The exam procedures were no different than those during the first time around. I said to myself that I couldn't be any more prepared that I was at that day and decided to give it my best shot with a do-or-die attitude.
This time around, I managed to finish each section in time. The AWA topics, I didn't hold any particular personal relevance to, so spent a three-four too many minutes trying to brainstorm, but was able to finish up before time expired. I will post my AWA scores once I receive them.
During the quantitative section, I came across some algebra on the third question that no matter how hard I tried could not derive the answer to. I definitely got that wrong and from there, the questions were no harder - there were a couple tricky X-Y coordinate DS questions, but the rest were manageable average/mean/median or combination or number sequence-type questions. I shouldn't be disappointed, but I was hoping to get a 50 or so here, after going focusing on so much math in the previous math and taking all the GMAT Club Challenges
, but I think getting the 3rd and another early question wrong did me in and limited my max to 49. On the other hand, I don't want to discourage anyone - even if you get a few wrong in the early stages, you can still get a decent Q score.
I tried to make the best use of my breaks. Went to the bathroom even though I didn't really have to. Also washed my face with cold water to get nerves reacting again. Had a fruit bar and a can of red bull (I don't drink caffeinated beverages often, so I could feel my heart constantly pumping during the remainder of the exam - don't really know if this was a good thing).
The verbal section (like the quantitative) was very similar to that in the Powerprep software. The RCs were not unfamiliar - a couple business ones (finance/economics), a science one, and a social science (feminism?) one. I encountered a couple tricky CRs, including a boldface one with two very similar answers. But the SCs made me thankful that I went through a quarter of the SC1000s for practice.

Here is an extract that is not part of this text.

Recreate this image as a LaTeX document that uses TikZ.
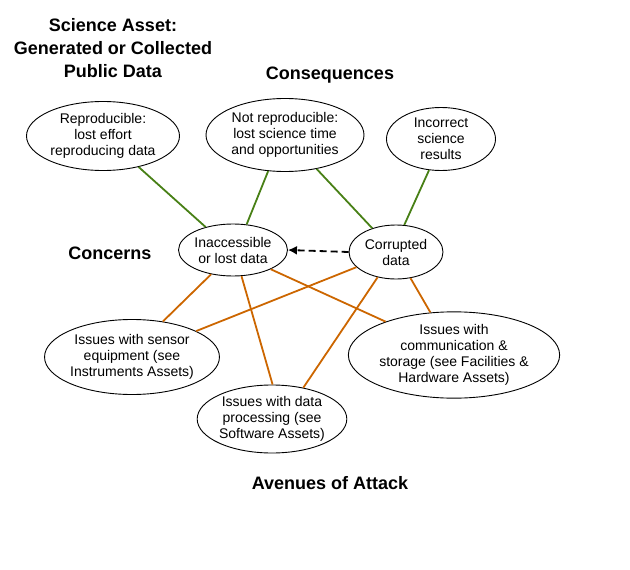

I was able to answer the final question with a few minutes remaining.
I do recommend taking the Powerprep for practice more than twice - because it closely simulates the real exam. Someone here recommended removing the log files of past results from the folders in order to retake the exams fresh, and I think this is a great idea. I took the last practice the day before my actual exam at about the same time in the evening, and I think this helped my rhythm a bit.
To sum up, I'm quite happy with my results and am now focused on the even bigger challenge of figuring out what schools would consider me (my work experience is not stellar). I'll maybe see some of you in the B-School Application forums. I'm sorry for the long-winded synopsis, but really do hope someone can get something useful out of it.